Over the years there have been several instances where friends and family have reached out to me because they were worried about the health of their loved ones, and were super unsure about how to get their point across without letting worry consume their relationship. Most of us have gone through that, isn’t it? Health of those close to us is something that we often worry about, but it comes with a lot of pressure. It is a sensitive topic, and can be an instant confidence killer if not handled in the right way.
Most of us tend to react aggressively because of the fear that the thought of bad health brings along. “Please go to the gym you are becoming fat” “oh my god you have gained so much weight ” “you will most definitely get diabetes” “oh my God what happened to you”…. While these are logical fears that one can have, putting it out there in this manner might get your loved one to suddenly feel defensive.
So here’s the thing- it is human nature to feel that things aren’t so bad, and that the other person is only doing this to make us feel really bad about ourselves. Yes, we do live in varying degrees of denial. Of course this calls for being defensive. So basically by putting your fear out there in an aggressive, almost accusatory tone not only has your loved one pulling up his guard but also might give rise to body image issues.
There is no formula to get this right, your loved ones health will be a cause of concern and there has to be a way to let them know to take care of themselves. As I said there is no one formula that help you handle this, but the one thing that will help you handle this effectively is empathy.
This starts with putting yourself in their shoes. How would you feel if someone accused you of bad health? How would you like it if someone had a negative opinion on your lifestyle and made it known to you at every chance they got? Won’t you be angry too? How would you like them to approach you? I am sure you will get an answer, and that is how you need to approach your loved one. Seriously it is this simple if only you pause to reflect.
Asking someone to join the gym because they have gained weight will do nothing but create a rift between the two of you. Instead, gradually, in a very gentle manner you explain that you are worried about them. Explain the cause of your concern. Then get into the technicalities of what you are thinking – by this I mean technical details about how weight gain leads to diabetes or how eating a lot of junk food will lead to clogging of your arteries or drinking too much might result in liver cirrhosis, anything! There is a way to handle it, and empathy is the answer to all those doubts that you had.
It’s human nature to worry. It’s also human nature to understand, but only if we are given a reason for our whys. If you explain that you genuinely care and are hence worried, there is a chance that they will understand you and realise the danger themselves.

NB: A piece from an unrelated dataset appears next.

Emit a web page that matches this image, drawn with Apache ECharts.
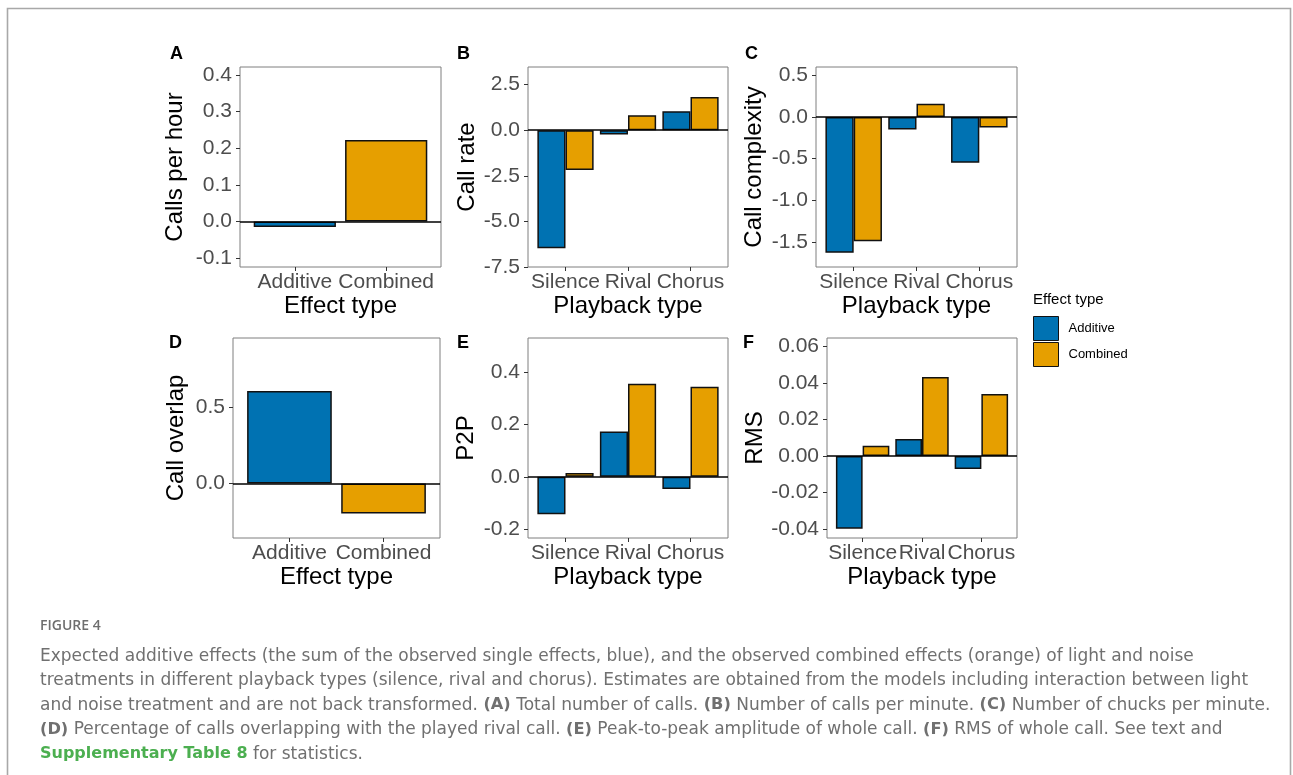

Motivate. inspire. Use positive words. Encourage your loved ones to keep going on. Phrases like “this is not how you do it”” you don’t know how to do it” “you don’t get anything right” come across as demeaning, not something you want to say to someone you are genuinely worried about.
I know this might come across as really vague information to you, but you will learn the power of empathy if you practice it slowly, in tiny bits everyday and in every aspect of your life.
I chose to write about this topic only because it is a common occurrence in the fitness space where more often than not the worry is overlooked and is misinterpreted as rudeness and takes a hit on self-confidence.
Point being, handle it with care. Express the cause of your concern and keep motivating your loved ones, and work towards building a stronger, healthier community all together.